With QAnon believers supporting Trump, some Republicans have tread carefully.
Michael McAdams, a spokesman for the National Republican Congressional Committee, responded to a tweet from Malinowski about the resolution by attacking the Democratic Party, alleging they have not done enough to combat anti-semitism in their ranks. The Democratic-controlled House voted in 2019 on a resolution condemning anti-semitism.
House Republican leader Kevin McCarthy said on Aug. 20 that “there is no place for QAnon in the Republican Party.”
One of the GOP candidates on the November ballot is Lauren Boebert, a Colorado bar owner and avid gun-rights activist who has said that she hopes Q is real “because it only means America is getting stronger and better.” The other is Marjorie Taylor Greene, the owner of a construction company, who, in a 2017 video, called Q “a patriot” who is “on the same page as us” and “is very pro-Trump.” She won in a Georgia Republican primary earlier this month. Trump tweeted after her win that she’s a “future Republican Star.”
Boebert and Greene both said on Twitter that they’ve been invited to the White House for Trump’s acceptance speech on Thursday. Boebert called the invite “an absolute honor,” while Greene said she’s working hard all over Georgia to help Trump win.
“Conspiracy theories that falsely blame secret cabals and marginalized groups for the problems of society have long fueled prejudice, violence and terrorism” Malinowski said in a statement. “It’s time for us to come together across party lines to say that QAnon has no place in our nation’s political discourse.”

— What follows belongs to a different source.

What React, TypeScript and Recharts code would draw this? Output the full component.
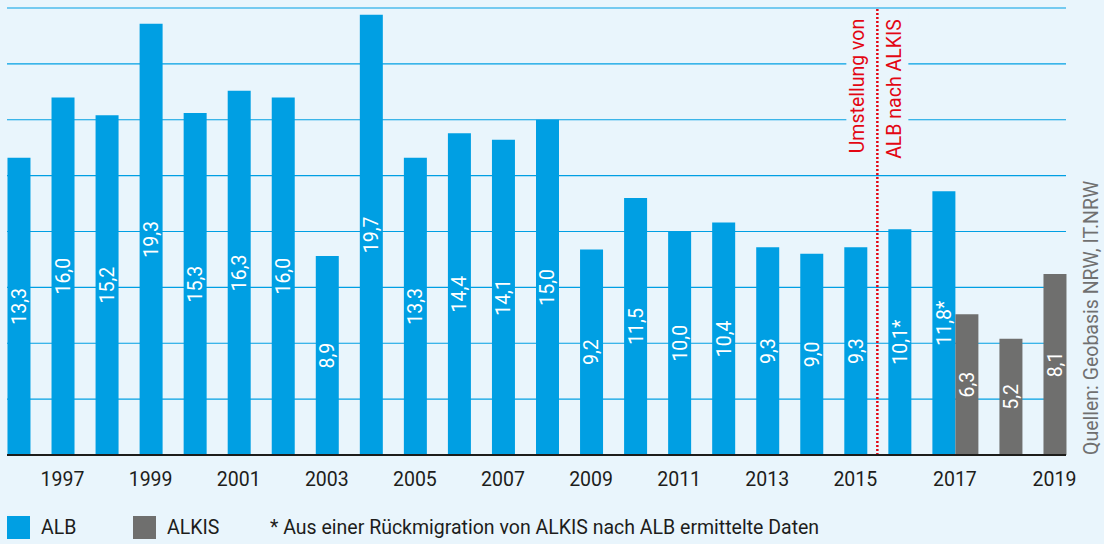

Malinowski’s office said House leadership is being consulted about whether the resolution will get a vote.
Neither House Speaker Nancy Pelosi’s office nor McCarthy’s office responded to requests for comment.

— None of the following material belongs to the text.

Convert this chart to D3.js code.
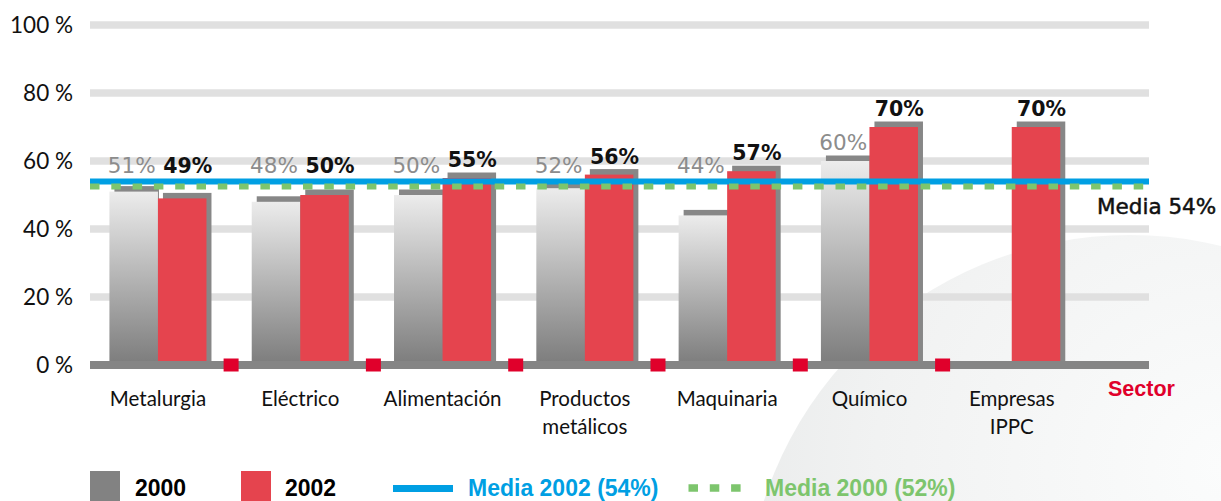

Riggleman, who lost the GOP nomination to run for re-election earlier this year, said he’s been getting phone calls about his support for the resolution with Malinowski. He said some callers have asked him why he hasn’t sponsored a resolution to condemn Antifa, the loosely organized movement that Trump and many other Republicans blame for violence during protests this year.
He said denouncement of Antifa would have more impact if it came from a Democrat. “Whether it’s QAnon or 9/11 truthers,” politicians have a responsibility to denounce conspiracy theories, he said.
“We’re undermining representative democracy” with “all these conspiracy angles,” he said.